On the dimly-lit first floor, Akashi literally draped the human form with florals. The Palazzo’s foyer was flanked on either side by wall-mounted bronze casts of the artist’s hands—a motif she returns to frequently across her oeuvre—holding shapely glass bulbs like floating offerings (Life Forms). At the center of the space, a relief of a human body was draped in knit bronze, like a bespoke weighted blanket. Titled Heirloom, the bronze blanket was constructed from an intricate and layered process: Akashi cast the blanket using hand-crocheted flowers and “knit” the form together through meticulous welding. The piece recalls Ana Mendieta’s Siluetas (1973–80), a series of earthworks in which the artist imprinted her body into various natural landscapes, their hollow silhouettes sometimes filled with fire, water, or flowers. In Heirloom, the human form is inseparable from its floral shroud—the bronze flowers contour the body, whose defining human characteristics are hidden from view.
On the gallery’s upper level, sparse scenes throughout each of the light-filled rooms further imagined human connections to the nonhuman world while also engaging in collaborations with the built environment. Tucked into a shelf in a small room was April 2022 – Scarpa Graveyard; Murano (Matteo); Buona Pasqua Giudecca; Pearl, a bronze cast of the artist’s hand delicately holding materials culled from various areas in Venice: a cloth leaf, a green and black glass flower, a single white pearl, and pieces of rocks and broken-off edifices laid atop one another like geological strata. The bronze hand functions as a vessel for items gleaned from the city, creating an unassuming archive that inflects Akashi’s experience with local cultural memory. Contrasting the built environment with the natural world thus highlights human intervention in nature on a city-wide scale.

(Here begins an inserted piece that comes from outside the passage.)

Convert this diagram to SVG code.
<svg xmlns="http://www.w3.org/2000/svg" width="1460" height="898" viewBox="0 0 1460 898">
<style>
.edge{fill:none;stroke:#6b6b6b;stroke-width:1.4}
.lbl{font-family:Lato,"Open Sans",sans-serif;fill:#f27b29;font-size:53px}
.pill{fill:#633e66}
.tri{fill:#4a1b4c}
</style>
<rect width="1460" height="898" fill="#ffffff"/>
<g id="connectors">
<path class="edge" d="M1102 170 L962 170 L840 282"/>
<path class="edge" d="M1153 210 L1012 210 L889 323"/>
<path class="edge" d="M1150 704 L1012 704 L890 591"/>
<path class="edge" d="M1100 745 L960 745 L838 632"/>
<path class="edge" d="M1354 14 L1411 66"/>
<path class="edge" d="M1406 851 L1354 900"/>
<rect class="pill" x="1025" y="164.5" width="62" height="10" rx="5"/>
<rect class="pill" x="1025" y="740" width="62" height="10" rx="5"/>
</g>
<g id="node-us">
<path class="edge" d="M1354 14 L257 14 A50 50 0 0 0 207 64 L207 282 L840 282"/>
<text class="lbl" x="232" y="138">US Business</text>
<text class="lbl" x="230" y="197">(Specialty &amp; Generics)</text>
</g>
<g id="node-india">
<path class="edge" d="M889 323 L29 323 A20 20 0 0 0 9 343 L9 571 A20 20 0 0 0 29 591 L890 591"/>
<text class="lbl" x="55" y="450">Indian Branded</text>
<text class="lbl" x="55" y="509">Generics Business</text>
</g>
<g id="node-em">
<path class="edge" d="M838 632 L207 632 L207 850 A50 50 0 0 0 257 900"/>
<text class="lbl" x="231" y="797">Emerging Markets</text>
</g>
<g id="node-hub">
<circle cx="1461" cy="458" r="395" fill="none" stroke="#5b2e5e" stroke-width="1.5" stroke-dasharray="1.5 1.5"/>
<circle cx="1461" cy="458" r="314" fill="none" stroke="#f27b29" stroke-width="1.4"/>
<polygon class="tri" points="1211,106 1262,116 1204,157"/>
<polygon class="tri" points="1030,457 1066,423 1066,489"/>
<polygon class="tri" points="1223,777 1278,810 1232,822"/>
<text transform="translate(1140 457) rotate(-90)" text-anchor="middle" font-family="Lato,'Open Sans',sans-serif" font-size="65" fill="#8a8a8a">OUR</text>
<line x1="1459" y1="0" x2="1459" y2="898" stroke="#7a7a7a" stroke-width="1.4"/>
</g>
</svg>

Glass is, in some ways, the ultimate teacher—we can bend it to our will, but the final results are beyond our control, mirroring our attempts to control nature. This illusion of control is becoming increasingly apparent in the context of the Anthropocene, in which hyperobjects of our creation, like climate change, exert forces that threaten to wreak havoc on both natural and manmade spaces. In this way, Akashi’s recent works hinge on disparate yet interconnected forms of collaborative knowledge. Turning to tradition to participate in a communal lineage of craft, while also gleaning insight from the vast intelligence of the natural world, Life Forms took shape as a timely feat of collaboration. Thus, these collaborations—between humans and across species—are now all the more essential, as we belatedly recognize that ours is a shared world, shaped by the same forces, entwined by a collective fate.